The Seven Levers of Discretionary Effort: Evidence from the Field
In Zenger Folkman’s study, we created a composite variable using the seven key leadership levers to explore their impact on discretionary effort. We surveyed 18,359 direct reports, asking them “to what extent they were willing to ‘go the extra mile’ for their particular leader.” Respondents also evaluated their leaders’ effectiveness on the seven previously identified levers.
The results, displayed graphically for 4,012 leaders, reveal a compelling relationship. The horizontal axis categorizes leaders into ten groups based on their composite effectiveness across all seven levers. The vertical axis shows the percentage of direct reports who gave the highest possible rating to the statement: “My work environment is a place where people want to go the extra mile.”
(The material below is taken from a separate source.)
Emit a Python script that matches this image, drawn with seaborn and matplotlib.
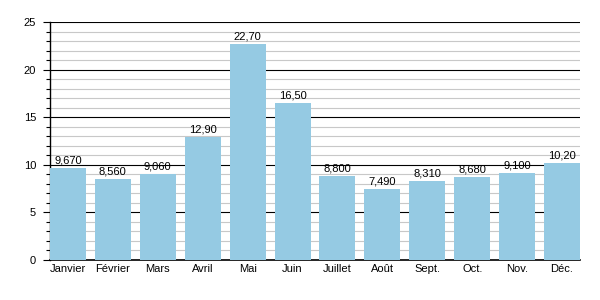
import matplotlib
matplotlib.use("Agg")
import matplotlib.pyplot as plt
import seaborn as sns
import pandas as pd
from matplotlib.ticker import MultipleLocator

months = ["Janvier", "Février", "Mars", "Avril", "Mai", "Juin", "Juillet",
          "Août", "Sept.", "Oct.", "Nov.", "Déc."]
values = [9.67, 8.56, 9.06, 12.9, 22.7, 16.5, 8.8, 7.49, 8.31, 8.68, 9.1, 10.2]
value_labels = ["9,670", "8,560", "9,060", "12,90", "22,70", "16,50", "8,800",
                "7,490", "8,310", "8,680", "9,100", "10,20"]

sns.set_style("white")
plt.rcParams['font.family'] = ['Liberation Sans', 'DejaVu Sans']
plt.rcParams['text.color'] = 'black'
plt.rcParams['xtick.color'] = 'black'
plt.rcParams['ytick.color'] = 'black'

fig = plt.figure(figsize=(6, 3), dpi=100)
ax = fig.add_axes([0.0833, 0.1333, 0.8834, 0.7934])

df = pd.DataFrame({"mois": months, "val": values})
sns.barplot(data=df, x="mois", y="val", color="#95cae3", width=0.8,
            saturation=1, ax=ax, zorder=3, edgecolor="none", linewidth=0)

ax.set_xlim(-0.4, 11.4)
ax.set_ylim(0, 25)
ax.yaxis.set_major_locator(MultipleLocator(5))
ax.yaxis.set_minor_locator(MultipleLocator(1))
ax.grid(which="major", axis="y", color="#000000", linewidth=0.8, zorder=0)
ax.grid(which="minor", axis="y", color="#c8c8c8", linewidth=0.8, zorder=0)
ax.set_axisbelow(True)

for s in ["top", "right"]:
    ax.spines[s].set_visible(False)
ax.spines["left"].set_color("black")
ax.spines["bottom"].set_color("black")
ax.spines["left"].set_linewidth(1.0)
ax.spines["bottom"].set_linewidth(1.2)

ax.tick_params(axis="y", which="major", length=5, width=0.8, color="black",
               labelcolor="black", labelsize=8, direction="out", left=True, pad=5)
ax.tick_params(axis="y", which="minor", length=3, width=0.8, color="black",
               direction="out", left=True)
ax.tick_params(axis="x", length=0, labelsize=8, labelcolor="black", pad=3)
ax.set_xlabel("")
ax.set_ylabel("")

for i, (v, lab) in enumerate(zip(values, value_labels)):
    ax.text(i, v + 0.25, lab, ha="center", va="bottom", fontsize=8,
            color="black", zorder=4)

fig.savefig("out.png", dpi=100)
This graph clearly demonstrates that leaders who excel at implementing these seven levers create environments where discretionary effort flourishes. It provides quantitative evidence for what drives people to contribute beyond basic expectations.
Conclusion
The evidence is clear: leadership behavior significantly impacts discretionary effort from frontline employees. When leaders effectively implement the seven essential levers, they create workplaces where people naturally go above and beyond. Our research, involving over 18,000 direct reports, confirms that these elements don’t just incrementally improve performance; they fundamentally transform workplace engagement. The most successful leaders understand that their ultimate role isn’t simply driving compliance but creating conditions where people choose to invest their full potential. Mastering these seven levers builds environments where discretionary effort isn’t the exception but the standard—ultimately delivering superior organizational outcomes while simultaneously enhancing employee satisfaction and retention.